WHEELING, W.Va. — Following 18 months of work, officials from the Wheeling area and West Virginia University unveiled the Wheeling Area Strategic Action Plan for Spring 2021 on Thursday that focused on ways to spur economic development in eight local counties.
The Wheeling Area Chamber of Commerce engaged the West Virginia University (WVU) Bureau of Business and Economic Research (BBER) to create a strategic plan to guide development.
After the WVU BBER conducted a regional economic study, a public input survey, and finished discussions the situation with key stakeholders, leaders found four interrelated development strategies. Those action areas for long-term viability include renewed workforce training efforts, sustained redevelopment activities, continued awareness of potential clusters, and discussion of the need to formally define the Wheeling region.
Breaking down the survey results and executive summary, Michael Dougherty, an Extension Professor with WVU Extension said the largest issue seen was how to formally define the Wheeling region. He said the definition of the region will determine workforce training to meet the needs of local employers.
For example, he said that if Wheeling is defined as a smaller region then healthcare would be more important over the oil/gas industry but vice-verse is the area is defined larger.
“Because of the way the different industries are structured and where they are located, you need to define the Wheeling region for it to be able to move forward,” Dougherty told the crowd on Zoom crowd Thursday.
In the identity portion of the plan, researchers recommended four actions including determining what is meant by “the Wheeling Region” through stakeholder discussion supported by data analysis. Researchers said leaders need to focus marketing (both to the public and to potential “investors”) on this defined region, create database information systems that identify the situation and potential for the region, and only consider (undertake) activities, investments, and endeavors that work in and for that region.
The eight counties in the study included Brooke, Hancock, Marshall, Ohio, and Wetzel in West Virginia along with Belmont, Jefferson, and Monroe in Ohio.
Dougherty said through the survey results, citizens in those counties like living in the region and want to stay, although the data showed an 11% population decline from 2000 to 2019 in the greater Wheeling area.
365 people began the survey when it was conducted in the spring of 2020 with 294 finishing it. According to Dougherty, seven out of every 10 respondents were from Ohio County and seven out of every 10 identified as a local resident. Another 15% were business leaders with 8% identifying as government officials.
“They said they like what is here, they like being here, they feel like it is a good place,” Dougherty said of the survey of the area. “But some things need to be improved. They talked about infrastructure, they talked about specifically waterfront and downtown redevelopment.”
Dougherty said that’s why redevelopment activities quickly became one of the four pillars of action. The recommendations made in that area are to concentrate development energies on the existing assets of the region and promote targeted development and redevelopment.
Eric Bowen, a Research Assistant Professor at WVU BBER focused on the economic profile, a workforce education assessment and cluster analysis of the Wheeling MSA portion of the presentation.
He said despite the area losing 11,000 jobs in the past decade, the per capita personal income has been rising and is currently above the state average.
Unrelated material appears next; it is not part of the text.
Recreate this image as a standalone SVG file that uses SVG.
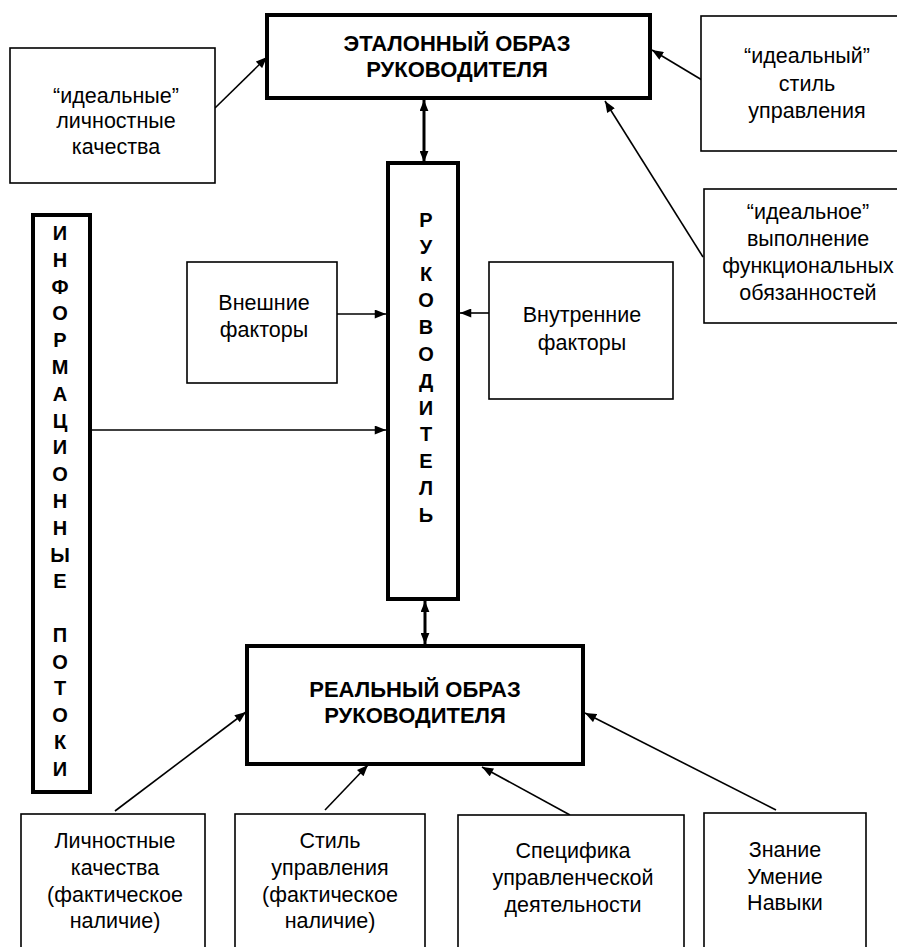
<svg xmlns="http://www.w3.org/2000/svg" width="897" height="947" viewBox="0 0 897 947">
<defs>
<style>
.thin{fill:#fff;stroke:#000;stroke-width:1.6}
.thick{fill:#fff;stroke:#000;stroke-width:4}
.t{font-family:"Liberation Sans",Arial,sans-serif;font-size:21.5px;text-anchor:middle;fill:#000}
.b{font-family:"Liberation Sans",Arial,sans-serif;font-size:22px;font-weight:bold;text-anchor:middle;fill:#000}
.v{font-family:"Liberation Sans",Arial,sans-serif;font-size:20px;font-weight:bold;text-anchor:middle;fill:#000}
.c{fill:none;stroke:#000;stroke-width:1.6}
.cb{fill:none;stroke:#000;stroke-width:3}
</style>
<marker id="ah" viewBox="0 0 10 8" refX="10" refY="4" markerWidth="12" markerHeight="9" markerUnits="userSpaceOnUse" orient="auto-start-reverse">
<path d="M0,0 L10,4 L0,8 Z" fill="#000"/>
</marker>
<marker id="ahb" viewBox="0 0 10 8" refX="10" refY="4" markerWidth="11" markerHeight="9" markerUnits="userSpaceOnUse" orient="auto-start-reverse">
<path d="M0,0 L10,4 L0,8 Z" fill="#000"/>
</marker>
</defs>
<rect width="897" height="947" fill="#fff"/>

<g id="connectors">
<line class="cb" x1="424" y1="100" x2="424" y2="162" marker-start="url(#ahb)" marker-end="url(#ahb)"/>
<line class="cb" x1="425" y1="601" x2="425" y2="644" marker-start="url(#ahb)" marker-end="url(#ahb)"/>
<line class="c" x1="215" y1="108" x2="267" y2="57" marker-end="url(#ah)"/>
<line class="c" x1="702" y1="80" x2="652" y2="50" marker-end="url(#ah)"/>
<line class="c" x1="703" y1="257" x2="605" y2="101" marker-end="url(#ah)"/>
<line class="c" x1="337" y1="314" x2="386" y2="314" marker-end="url(#ah)"/>
<line class="c" x1="489" y1="313" x2="460" y2="313" marker-end="url(#ah)"/>
<line class="c" x1="90" y1="430" x2="386" y2="430" marker-end="url(#ah)"/>
<line class="c" x1="115" y1="811" x2="246" y2="712" marker-end="url(#ah)"/>
<line class="c" x1="325" y1="810" x2="368" y2="765" marker-end="url(#ah)"/>
<line class="c" x1="570" y1="815" x2="482" y2="767" marker-end="url(#ah)"/>
<line class="c" x1="776" y1="810" x2="585" y2="713" marker-end="url(#ah)"/>
</g>

<g id="etalon">
<rect class="thick" x="267" y="15" width="383" height="83"/>
<text class="b" x="457" y="51">ЭТАЛОННЫЙ ОБРАЗ</text>
<text class="b" x="457" y="77">РУКОВОДИТЕЛЯ</text>
</g>

<g id="ideal-kachestva">
<rect class="thin" x="10" y="48" width="205" height="135"/>
<text class="t" x="116" y="103">“идеальные”</text>
<text class="t" x="116" y="128">личностные</text>
<text class="t" x="116" y="154">качества</text>
</g>

<g id="ideal-stil">
<rect class="thin" x="701" y="16" width="215" height="135"/>
<text class="t" x="807" y="63">“идеальный”</text>
<text class="t" x="807" y="91">стиль</text>
<text class="t" x="807" y="118">управления</text>
</g>

<g id="ideal-vypolnenie">
<rect class="thin" x="704" y="189" width="215" height="134"/>
<text class="t" x="808" y="219">“идеальное”</text>
<text class="t" x="808" y="246">выполнение</text>
<text class="t" x="808" y="273">функциональных</text>
<text class="t" x="808" y="300">обязанностей</text>
</g>

<g id="rukovoditel">
<rect class="thick" x="388" y="163" width="70" height="436"/>
<text class="v" x="426" y="227">Р</text>
<text class="v" x="426" y="254">У</text>
<text class="v" x="426" y="281">К</text>
<text class="v" x="426" y="307">О</text>
<text class="v" x="426" y="334">В</text>
<text class="v" x="426" y="361">О</text>
<text class="v" x="426" y="388">Д</text>
<text class="v" x="426" y="415">И</text>
<text class="v" x="426" y="441">Т</text>
<text class="v" x="426" y="468">Е</text>
<text class="v" x="426" y="495">Л</text>
<text class="v" x="426" y="522">Ь</text>
</g>

<g id="info">
<rect class="thick" x="33" y="215" width="57" height="577"/>
<text class="v" x="60" y="240">И</text>
<text class="v" x="60" y="267">Н</text>
<text class="v" x="60" y="294">Ф</text>
<text class="v" x="60" y="320">О</text>
<text class="v" x="60" y="347">Р</text>
<text class="v" x="60" y="374">М</text>
<text class="v" x="60" y="401">А</text>
<text class="v" x="60" y="428">Ц</text>
<text class="v" x="60" y="454">И</text>
<text class="v" x="60" y="481">О</text>
<text class="v" x="60" y="508">Н</text>
<text class="v" x="60" y="535">Н</text>
<text class="v" x="60" y="562">Ы</text>
<text class="v" x="60" y="588">Е</text>
<text class="v" x="60" y="642">П</text>
<text class="v" x="60" y="669">О</text>
<text class="v" x="60" y="695">Т</text>
<text class="v" x="60" y="722">О</text>
<text class="v" x="60" y="749">К</text>
<text class="v" x="60" y="776">И</text>
</g>

<g id="vneshnie">
<rect class="thin" x="187" y="262" width="150" height="121"/>
<text class="t" x="264" y="310">Внешние</text>
<text class="t" x="264" y="337">факторы</text>
</g>

<g id="vnutrennie">
<rect class="thin" x="489" y="262" width="184" height="137"/>
<text class="t" x="582" y="322">Внутренние</text>
<text class="t" x="582" y="350">факторы</text>
</g>

<g id="realny">
<rect class="thick" x="247" y="646" width="336" height="118"/>
<text class="b" x="415" y="697">РЕАЛЬНЫЙ ОБРАЗ</text>
<text class="b" x="415" y="723">РУКОВОДИТЕЛЯ</text>
</g>

<g id="lichnostnye">
<rect class="thin" x="21" y="814" width="184" height="150"/>
<text class="t" x="115" y="848">Личностные</text>
<text class="t" x="115" y="875">качества</text>
<text class="t" x="115" y="902">(фактическое</text>
<text class="t" x="115" y="928">наличие)</text>
</g>

<g id="stil">
<rect class="thin" x="235" y="814" width="190" height="150"/>
<text class="t" x="330" y="848">Стиль</text>
<text class="t" x="330" y="875">управления</text>
<text class="t" x="330" y="902">(фактическое</text>
<text class="t" x="330" y="928">наличие)</text>
</g>

<g id="specifika">
<rect class="thin" x="458" y="815" width="226" height="150"/>
<text class="t" x="573" y="858">Специфика</text>
<text class="t" x="573" y="885">управленческой</text>
<text class="t" x="573" y="912">деятельности</text>
</g>

<g id="znanie">
<rect class="thin" x="704" y="813" width="162" height="150"/>
<text class="t" x="785" y="857">Знание</text>
<text class="t" x="785" y="884">Умение</text>
<text class="t" x="785" y="910">Навыки</text>
</g>
</svg>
He credits the uptick in business in the oil and gas industry.
Bowen noted that recent events, such as the closing of Ohio Valley Medical Center and pipeline shutdowns have affected each industry negatively, making it difficult to recommend either as an immediate focus for development activities. The study recommended five actions to improve industrial clusters including working with key policymakers to ensure the future viability of the energy industry in the region and retaining a focus on downstream natural gas industries, such as polymers and chemicals, over the long run.
Other actions recommended were to monitor utilization of health care facilities and services to determine market demand, support medical workforce training efforts to serve existing and potential facilities, and to encourage health care providers to expand into underutilized fields within the market to offer a greater diversity of services.
Survey results indicated that there is general agreement among respondents and stakeholders that the current state of the workforce does not reflect the educational needs of current or anticipated future employers. For the workforce training pillar, officials recommended to try and determine specific worker requirements of local businesses, improve communication between firms and local education institutions, and increasing resources to transform these ideas into tangible training opportunities.
Bowen said the study also revealed there are more people coming out of the area’s colleges than the open positions available, forcing people to leave the area.
“In this case, we have a bit of imbalance in the number of people who are graduating with these degrees and the jobs who are available for them. Which may mean those people have to look elsewhere to find a job that is going to match their skills,” he said.
WVU BBER Research Associate Christiadi, Graduate Assistants and Director John Deskins, as well as, WVU Extension Service’s Family and Community Development unit faculty contributed to the strategic plan and associated reports.
The study was funded by the Wheeling Area Chamber of Commerce.